Dataset excerpt:
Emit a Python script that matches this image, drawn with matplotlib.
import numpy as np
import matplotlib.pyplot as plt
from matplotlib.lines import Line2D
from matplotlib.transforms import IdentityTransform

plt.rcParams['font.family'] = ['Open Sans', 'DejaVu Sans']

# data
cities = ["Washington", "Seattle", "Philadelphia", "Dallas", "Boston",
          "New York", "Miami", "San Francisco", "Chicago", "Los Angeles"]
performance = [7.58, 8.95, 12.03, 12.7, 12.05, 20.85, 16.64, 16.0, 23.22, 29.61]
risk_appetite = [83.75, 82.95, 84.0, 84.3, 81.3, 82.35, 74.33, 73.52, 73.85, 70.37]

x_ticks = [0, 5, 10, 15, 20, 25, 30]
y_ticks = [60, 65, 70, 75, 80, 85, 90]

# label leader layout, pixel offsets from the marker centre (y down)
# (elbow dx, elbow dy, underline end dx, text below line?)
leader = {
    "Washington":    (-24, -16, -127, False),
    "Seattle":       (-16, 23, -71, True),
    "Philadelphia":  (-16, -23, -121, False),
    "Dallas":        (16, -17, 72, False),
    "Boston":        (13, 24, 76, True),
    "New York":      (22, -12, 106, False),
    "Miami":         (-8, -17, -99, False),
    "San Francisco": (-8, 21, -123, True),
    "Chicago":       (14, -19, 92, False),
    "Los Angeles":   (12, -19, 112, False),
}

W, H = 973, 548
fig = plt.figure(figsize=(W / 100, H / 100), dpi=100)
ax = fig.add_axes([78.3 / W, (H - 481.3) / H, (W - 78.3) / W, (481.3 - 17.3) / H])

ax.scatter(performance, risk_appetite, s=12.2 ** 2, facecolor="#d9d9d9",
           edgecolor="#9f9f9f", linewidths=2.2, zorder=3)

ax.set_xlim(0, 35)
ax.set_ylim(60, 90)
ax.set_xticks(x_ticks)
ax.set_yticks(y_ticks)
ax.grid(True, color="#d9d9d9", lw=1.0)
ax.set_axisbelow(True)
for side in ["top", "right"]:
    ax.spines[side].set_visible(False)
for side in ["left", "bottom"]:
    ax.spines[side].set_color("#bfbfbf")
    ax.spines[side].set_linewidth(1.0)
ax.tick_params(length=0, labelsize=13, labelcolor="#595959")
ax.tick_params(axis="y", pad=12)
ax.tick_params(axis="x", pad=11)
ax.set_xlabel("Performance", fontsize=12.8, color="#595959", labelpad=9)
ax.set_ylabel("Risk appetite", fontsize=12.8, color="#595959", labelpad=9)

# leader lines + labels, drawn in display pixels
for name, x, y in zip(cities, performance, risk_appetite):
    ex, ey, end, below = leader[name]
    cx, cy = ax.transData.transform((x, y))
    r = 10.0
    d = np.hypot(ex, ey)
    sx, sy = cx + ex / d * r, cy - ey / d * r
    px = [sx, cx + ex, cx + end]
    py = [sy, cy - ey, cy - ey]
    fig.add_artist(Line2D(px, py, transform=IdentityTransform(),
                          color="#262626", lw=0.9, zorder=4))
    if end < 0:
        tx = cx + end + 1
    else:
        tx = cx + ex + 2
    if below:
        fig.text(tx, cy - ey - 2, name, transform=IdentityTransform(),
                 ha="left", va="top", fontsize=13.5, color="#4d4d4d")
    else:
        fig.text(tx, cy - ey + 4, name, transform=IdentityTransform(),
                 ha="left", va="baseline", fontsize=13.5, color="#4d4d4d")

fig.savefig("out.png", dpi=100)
==
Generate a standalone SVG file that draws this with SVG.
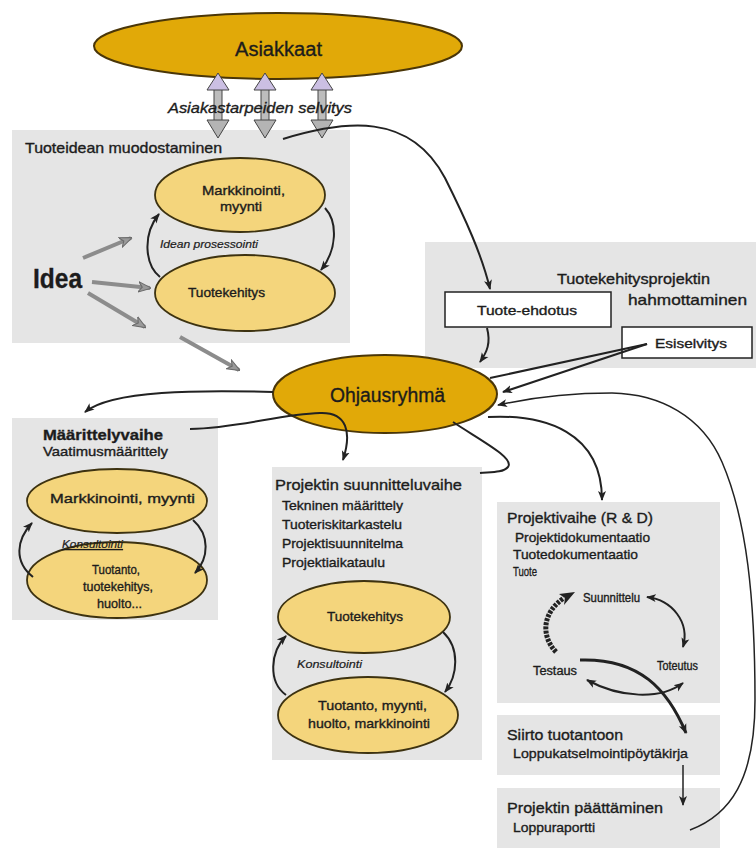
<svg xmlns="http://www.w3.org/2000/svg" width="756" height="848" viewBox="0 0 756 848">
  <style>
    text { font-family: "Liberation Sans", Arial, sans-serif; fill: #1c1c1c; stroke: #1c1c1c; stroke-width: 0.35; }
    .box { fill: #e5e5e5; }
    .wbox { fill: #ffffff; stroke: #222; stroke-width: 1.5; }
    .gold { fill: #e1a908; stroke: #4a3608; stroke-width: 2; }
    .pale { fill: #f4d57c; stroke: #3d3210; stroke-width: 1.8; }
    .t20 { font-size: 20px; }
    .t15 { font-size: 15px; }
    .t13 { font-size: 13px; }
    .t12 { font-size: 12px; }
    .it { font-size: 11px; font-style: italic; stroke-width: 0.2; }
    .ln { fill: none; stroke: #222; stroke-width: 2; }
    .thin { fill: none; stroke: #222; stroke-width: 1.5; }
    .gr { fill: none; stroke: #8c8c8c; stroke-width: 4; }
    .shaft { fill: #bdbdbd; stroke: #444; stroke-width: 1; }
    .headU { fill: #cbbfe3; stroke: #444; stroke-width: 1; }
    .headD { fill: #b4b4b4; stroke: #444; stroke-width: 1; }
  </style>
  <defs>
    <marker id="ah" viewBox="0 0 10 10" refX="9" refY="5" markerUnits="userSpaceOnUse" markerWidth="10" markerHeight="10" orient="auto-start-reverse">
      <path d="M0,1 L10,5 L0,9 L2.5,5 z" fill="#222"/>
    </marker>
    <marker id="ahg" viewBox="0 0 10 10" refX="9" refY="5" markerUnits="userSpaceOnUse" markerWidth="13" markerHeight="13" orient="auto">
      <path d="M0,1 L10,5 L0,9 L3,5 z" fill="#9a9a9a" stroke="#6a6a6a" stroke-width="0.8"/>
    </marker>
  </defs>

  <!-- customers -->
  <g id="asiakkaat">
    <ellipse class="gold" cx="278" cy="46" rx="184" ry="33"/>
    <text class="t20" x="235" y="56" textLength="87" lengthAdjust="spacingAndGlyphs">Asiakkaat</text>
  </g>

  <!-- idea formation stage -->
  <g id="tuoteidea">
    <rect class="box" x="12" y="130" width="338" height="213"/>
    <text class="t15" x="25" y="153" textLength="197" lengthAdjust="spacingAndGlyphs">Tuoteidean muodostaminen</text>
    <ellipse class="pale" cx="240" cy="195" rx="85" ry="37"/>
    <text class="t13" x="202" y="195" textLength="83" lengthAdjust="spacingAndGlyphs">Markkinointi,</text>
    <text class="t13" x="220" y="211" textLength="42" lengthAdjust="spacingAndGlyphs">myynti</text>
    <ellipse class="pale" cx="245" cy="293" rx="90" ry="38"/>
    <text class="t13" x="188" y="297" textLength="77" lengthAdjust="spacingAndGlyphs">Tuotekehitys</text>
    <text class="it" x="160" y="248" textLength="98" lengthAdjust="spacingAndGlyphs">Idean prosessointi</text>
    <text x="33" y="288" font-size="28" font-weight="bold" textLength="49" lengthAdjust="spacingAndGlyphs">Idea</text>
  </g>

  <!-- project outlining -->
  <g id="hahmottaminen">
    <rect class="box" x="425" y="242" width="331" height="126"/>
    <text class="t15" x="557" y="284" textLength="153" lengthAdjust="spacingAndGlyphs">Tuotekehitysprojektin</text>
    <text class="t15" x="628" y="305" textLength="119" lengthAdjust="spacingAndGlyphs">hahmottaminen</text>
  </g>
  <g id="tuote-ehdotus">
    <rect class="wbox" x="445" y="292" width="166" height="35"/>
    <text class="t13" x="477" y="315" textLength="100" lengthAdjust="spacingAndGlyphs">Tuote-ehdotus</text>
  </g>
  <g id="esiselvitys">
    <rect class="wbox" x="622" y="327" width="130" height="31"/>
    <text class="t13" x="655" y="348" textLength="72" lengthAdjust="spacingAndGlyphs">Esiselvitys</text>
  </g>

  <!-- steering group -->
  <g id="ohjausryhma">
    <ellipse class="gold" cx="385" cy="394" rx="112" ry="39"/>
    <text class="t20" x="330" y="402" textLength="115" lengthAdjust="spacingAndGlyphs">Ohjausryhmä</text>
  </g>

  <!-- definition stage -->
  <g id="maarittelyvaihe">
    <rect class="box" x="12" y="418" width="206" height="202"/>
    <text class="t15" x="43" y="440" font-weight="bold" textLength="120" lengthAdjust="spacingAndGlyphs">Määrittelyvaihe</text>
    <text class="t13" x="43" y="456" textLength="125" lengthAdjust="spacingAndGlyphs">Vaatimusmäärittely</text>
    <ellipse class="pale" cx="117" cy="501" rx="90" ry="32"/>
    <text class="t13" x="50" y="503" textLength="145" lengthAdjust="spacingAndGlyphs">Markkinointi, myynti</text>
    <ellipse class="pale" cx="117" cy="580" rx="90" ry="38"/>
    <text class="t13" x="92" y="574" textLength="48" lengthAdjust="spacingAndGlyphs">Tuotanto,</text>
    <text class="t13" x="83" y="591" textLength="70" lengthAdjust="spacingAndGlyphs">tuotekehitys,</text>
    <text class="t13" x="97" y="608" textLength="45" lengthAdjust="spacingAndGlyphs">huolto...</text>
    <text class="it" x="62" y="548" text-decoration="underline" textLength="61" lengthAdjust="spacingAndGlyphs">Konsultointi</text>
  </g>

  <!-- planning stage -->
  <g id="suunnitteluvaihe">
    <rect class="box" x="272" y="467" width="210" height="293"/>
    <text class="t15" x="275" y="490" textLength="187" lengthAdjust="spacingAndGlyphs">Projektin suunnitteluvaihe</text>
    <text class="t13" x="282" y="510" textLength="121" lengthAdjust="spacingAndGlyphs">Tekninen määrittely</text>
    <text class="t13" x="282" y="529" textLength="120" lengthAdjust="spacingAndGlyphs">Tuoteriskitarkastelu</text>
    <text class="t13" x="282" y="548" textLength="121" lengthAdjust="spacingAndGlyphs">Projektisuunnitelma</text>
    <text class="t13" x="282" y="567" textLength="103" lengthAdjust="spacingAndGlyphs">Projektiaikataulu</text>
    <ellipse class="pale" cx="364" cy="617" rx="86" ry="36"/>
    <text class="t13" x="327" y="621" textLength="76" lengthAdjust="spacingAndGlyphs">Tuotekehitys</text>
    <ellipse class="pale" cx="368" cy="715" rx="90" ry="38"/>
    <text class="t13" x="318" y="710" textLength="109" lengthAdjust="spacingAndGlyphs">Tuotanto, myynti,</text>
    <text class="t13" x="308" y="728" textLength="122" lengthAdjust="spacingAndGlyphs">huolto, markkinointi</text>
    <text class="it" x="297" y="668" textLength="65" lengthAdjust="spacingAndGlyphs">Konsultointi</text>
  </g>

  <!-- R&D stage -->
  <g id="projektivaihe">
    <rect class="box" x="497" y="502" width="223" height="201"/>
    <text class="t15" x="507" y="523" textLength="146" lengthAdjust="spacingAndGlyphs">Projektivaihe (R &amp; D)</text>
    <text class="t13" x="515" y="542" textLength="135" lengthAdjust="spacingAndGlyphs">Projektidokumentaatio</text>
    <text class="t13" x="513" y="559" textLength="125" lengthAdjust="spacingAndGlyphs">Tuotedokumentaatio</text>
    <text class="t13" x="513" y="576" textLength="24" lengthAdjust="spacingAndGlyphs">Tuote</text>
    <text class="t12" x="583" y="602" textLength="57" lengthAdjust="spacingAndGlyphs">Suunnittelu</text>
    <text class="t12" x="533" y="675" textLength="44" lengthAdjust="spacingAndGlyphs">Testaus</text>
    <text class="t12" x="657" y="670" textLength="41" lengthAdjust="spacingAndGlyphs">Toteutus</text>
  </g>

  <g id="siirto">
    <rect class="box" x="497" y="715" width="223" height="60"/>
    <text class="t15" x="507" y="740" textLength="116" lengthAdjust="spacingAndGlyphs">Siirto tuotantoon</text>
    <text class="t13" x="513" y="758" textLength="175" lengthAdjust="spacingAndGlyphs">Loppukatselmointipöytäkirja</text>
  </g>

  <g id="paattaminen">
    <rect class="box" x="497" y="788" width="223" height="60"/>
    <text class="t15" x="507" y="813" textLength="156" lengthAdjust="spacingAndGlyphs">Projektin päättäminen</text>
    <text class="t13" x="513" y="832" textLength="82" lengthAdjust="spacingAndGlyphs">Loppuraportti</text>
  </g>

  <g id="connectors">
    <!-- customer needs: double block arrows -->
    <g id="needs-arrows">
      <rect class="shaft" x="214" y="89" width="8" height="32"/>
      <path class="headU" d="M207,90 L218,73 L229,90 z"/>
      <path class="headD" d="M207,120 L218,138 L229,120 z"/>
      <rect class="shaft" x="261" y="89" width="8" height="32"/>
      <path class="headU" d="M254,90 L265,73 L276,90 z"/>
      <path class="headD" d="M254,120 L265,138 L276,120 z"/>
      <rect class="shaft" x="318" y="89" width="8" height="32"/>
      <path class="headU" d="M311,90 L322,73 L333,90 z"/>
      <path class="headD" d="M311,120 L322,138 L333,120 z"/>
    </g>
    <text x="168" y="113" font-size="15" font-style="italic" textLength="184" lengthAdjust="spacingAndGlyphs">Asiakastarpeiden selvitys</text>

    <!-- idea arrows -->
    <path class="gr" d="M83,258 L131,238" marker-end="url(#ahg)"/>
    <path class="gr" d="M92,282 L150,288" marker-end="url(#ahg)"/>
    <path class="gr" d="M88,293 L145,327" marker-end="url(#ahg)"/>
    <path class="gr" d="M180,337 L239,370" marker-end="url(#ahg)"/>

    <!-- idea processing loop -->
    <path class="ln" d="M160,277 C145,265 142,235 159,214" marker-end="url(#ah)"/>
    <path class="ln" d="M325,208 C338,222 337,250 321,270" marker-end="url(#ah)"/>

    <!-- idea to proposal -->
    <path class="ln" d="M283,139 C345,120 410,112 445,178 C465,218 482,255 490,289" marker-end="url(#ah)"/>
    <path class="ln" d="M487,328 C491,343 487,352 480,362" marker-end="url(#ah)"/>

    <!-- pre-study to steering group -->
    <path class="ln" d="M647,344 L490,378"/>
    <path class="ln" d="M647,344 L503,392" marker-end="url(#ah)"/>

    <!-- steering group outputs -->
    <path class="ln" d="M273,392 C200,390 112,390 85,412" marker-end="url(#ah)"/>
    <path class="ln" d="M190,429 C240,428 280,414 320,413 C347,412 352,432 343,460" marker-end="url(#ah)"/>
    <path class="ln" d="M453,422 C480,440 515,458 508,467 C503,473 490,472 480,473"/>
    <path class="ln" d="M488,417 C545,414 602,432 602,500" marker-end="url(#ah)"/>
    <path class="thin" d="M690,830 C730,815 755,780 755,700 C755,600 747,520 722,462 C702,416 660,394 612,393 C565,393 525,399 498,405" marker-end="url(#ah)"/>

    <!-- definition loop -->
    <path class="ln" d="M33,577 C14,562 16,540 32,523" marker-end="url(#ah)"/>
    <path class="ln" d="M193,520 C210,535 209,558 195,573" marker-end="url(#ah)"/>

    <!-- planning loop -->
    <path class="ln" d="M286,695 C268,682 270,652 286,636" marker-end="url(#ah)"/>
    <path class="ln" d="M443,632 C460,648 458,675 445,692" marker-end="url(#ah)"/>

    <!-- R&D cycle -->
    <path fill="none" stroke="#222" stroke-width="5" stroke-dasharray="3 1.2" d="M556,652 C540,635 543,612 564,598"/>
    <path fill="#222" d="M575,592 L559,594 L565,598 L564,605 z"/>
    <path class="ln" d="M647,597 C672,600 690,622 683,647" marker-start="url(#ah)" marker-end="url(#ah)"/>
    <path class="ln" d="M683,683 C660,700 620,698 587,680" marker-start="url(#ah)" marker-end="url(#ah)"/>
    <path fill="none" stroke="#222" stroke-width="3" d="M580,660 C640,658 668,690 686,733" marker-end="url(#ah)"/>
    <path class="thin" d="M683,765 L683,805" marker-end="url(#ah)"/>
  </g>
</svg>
---
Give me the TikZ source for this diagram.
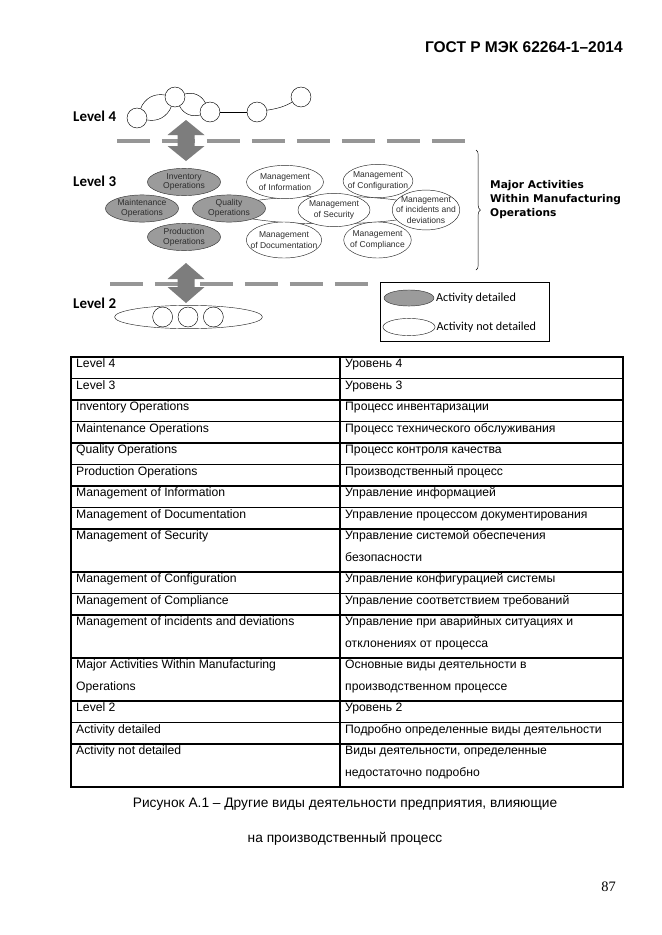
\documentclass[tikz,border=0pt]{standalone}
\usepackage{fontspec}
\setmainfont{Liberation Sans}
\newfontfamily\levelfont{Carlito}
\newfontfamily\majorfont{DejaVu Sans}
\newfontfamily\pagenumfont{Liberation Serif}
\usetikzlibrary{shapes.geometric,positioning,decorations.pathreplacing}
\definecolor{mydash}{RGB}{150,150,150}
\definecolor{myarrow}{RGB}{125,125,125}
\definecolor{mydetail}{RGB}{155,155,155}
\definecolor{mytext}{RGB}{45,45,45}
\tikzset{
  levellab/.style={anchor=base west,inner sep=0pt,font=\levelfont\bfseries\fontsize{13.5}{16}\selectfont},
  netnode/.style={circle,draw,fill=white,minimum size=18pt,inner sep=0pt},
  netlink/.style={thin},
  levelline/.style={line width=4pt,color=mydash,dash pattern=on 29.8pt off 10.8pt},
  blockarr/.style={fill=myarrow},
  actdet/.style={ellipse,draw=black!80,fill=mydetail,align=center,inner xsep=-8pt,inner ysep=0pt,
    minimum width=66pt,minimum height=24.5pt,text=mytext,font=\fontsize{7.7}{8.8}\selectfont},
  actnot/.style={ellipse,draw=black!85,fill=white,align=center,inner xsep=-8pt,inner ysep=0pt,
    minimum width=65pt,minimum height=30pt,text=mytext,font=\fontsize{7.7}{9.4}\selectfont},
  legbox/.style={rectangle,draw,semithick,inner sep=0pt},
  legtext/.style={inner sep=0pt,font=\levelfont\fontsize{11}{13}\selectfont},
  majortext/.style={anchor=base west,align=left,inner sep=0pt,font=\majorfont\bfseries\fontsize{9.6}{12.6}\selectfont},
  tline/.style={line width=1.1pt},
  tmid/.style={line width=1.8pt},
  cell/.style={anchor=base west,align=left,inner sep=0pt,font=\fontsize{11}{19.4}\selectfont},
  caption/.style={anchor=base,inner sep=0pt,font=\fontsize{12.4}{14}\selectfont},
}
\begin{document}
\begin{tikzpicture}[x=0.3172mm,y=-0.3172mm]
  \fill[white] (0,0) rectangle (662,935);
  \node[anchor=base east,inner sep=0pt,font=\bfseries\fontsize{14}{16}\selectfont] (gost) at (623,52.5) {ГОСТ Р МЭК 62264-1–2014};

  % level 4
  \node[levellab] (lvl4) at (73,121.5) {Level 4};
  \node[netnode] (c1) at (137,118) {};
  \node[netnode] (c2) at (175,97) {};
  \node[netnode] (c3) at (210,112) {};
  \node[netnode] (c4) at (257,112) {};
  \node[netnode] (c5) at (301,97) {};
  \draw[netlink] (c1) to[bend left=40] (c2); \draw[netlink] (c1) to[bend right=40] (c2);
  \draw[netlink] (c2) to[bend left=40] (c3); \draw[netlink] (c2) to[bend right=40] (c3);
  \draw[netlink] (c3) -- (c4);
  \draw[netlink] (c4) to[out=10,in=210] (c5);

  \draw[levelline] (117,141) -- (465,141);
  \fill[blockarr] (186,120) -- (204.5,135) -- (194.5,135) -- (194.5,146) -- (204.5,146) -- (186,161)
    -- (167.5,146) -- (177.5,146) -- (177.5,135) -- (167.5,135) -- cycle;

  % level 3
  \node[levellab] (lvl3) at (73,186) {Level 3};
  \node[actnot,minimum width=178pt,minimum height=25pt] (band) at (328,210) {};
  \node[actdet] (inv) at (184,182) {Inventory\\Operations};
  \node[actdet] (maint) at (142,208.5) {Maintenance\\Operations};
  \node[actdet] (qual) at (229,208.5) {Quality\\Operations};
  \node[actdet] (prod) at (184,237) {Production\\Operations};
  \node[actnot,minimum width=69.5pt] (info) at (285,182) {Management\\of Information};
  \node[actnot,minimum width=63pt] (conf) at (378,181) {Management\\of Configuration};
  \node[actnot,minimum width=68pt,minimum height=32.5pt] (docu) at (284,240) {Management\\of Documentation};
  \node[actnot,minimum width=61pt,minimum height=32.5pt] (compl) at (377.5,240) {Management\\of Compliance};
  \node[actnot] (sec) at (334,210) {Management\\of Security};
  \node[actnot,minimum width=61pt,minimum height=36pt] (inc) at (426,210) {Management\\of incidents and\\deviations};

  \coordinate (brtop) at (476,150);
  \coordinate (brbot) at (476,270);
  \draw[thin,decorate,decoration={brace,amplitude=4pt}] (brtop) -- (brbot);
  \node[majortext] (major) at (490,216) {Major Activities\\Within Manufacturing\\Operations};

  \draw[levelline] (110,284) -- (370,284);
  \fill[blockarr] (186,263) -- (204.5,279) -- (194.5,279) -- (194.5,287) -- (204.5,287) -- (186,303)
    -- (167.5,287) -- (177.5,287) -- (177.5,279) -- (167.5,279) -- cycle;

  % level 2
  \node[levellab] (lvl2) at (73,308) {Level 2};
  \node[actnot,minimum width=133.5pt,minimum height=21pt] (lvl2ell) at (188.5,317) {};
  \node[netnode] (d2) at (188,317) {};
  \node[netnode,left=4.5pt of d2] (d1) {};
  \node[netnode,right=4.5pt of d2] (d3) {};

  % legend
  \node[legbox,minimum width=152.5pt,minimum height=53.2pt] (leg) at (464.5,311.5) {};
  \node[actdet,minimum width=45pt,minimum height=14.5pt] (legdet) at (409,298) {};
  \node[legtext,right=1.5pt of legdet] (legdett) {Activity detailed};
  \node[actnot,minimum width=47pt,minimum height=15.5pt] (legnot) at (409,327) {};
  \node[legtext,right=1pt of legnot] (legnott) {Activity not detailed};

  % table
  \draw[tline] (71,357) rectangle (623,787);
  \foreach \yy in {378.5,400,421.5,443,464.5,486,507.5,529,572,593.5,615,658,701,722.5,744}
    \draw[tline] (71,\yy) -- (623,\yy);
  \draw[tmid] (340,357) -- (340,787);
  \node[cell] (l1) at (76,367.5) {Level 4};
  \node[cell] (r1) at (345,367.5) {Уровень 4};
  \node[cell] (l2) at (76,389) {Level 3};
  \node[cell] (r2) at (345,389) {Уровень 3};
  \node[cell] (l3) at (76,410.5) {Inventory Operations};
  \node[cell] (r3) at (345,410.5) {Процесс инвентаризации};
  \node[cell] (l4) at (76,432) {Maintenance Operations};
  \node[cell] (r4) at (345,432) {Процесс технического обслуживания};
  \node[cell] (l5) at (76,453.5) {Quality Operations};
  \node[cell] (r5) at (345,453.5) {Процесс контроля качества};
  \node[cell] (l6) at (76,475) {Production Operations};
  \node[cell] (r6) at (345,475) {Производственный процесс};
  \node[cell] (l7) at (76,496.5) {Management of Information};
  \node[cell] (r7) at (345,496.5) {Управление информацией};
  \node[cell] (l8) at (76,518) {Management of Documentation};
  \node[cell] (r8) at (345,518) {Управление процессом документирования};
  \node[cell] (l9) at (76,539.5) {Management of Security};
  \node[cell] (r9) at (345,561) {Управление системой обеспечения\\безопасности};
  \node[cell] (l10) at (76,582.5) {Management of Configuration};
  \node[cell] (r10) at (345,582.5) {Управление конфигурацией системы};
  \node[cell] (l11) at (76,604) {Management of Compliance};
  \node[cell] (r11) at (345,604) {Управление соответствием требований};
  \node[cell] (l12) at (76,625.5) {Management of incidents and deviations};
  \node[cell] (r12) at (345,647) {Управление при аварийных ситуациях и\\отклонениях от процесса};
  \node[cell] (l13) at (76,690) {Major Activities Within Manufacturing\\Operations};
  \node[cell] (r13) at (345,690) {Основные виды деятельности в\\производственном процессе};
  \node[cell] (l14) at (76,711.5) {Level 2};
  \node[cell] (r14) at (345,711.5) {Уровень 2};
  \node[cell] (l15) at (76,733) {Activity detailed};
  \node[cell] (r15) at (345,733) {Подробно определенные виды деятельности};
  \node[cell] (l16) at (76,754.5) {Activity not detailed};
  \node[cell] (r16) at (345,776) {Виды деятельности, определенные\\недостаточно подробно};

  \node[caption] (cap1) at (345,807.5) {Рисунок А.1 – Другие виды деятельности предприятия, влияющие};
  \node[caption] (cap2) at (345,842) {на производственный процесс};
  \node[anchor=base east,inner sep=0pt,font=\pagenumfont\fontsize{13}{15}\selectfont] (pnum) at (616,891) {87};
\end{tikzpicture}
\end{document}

Task directions: Nothing but the lines from the one with "Emit a Python" through the one with "plt.rcParams['font.family'] = ['Open" should be retyped; include both and keep them exact.

Answer below:
Emit a Python script that matches this image, drawn with matplotlib.
import numpy as np
import matplotlib.pyplot as plt
from matplotlib.lines import Line2D
from matplotlib.transforms import IdentityTransform

plt.rcParams['font.family'] = ['Open Sans', 'DejaVu Sans']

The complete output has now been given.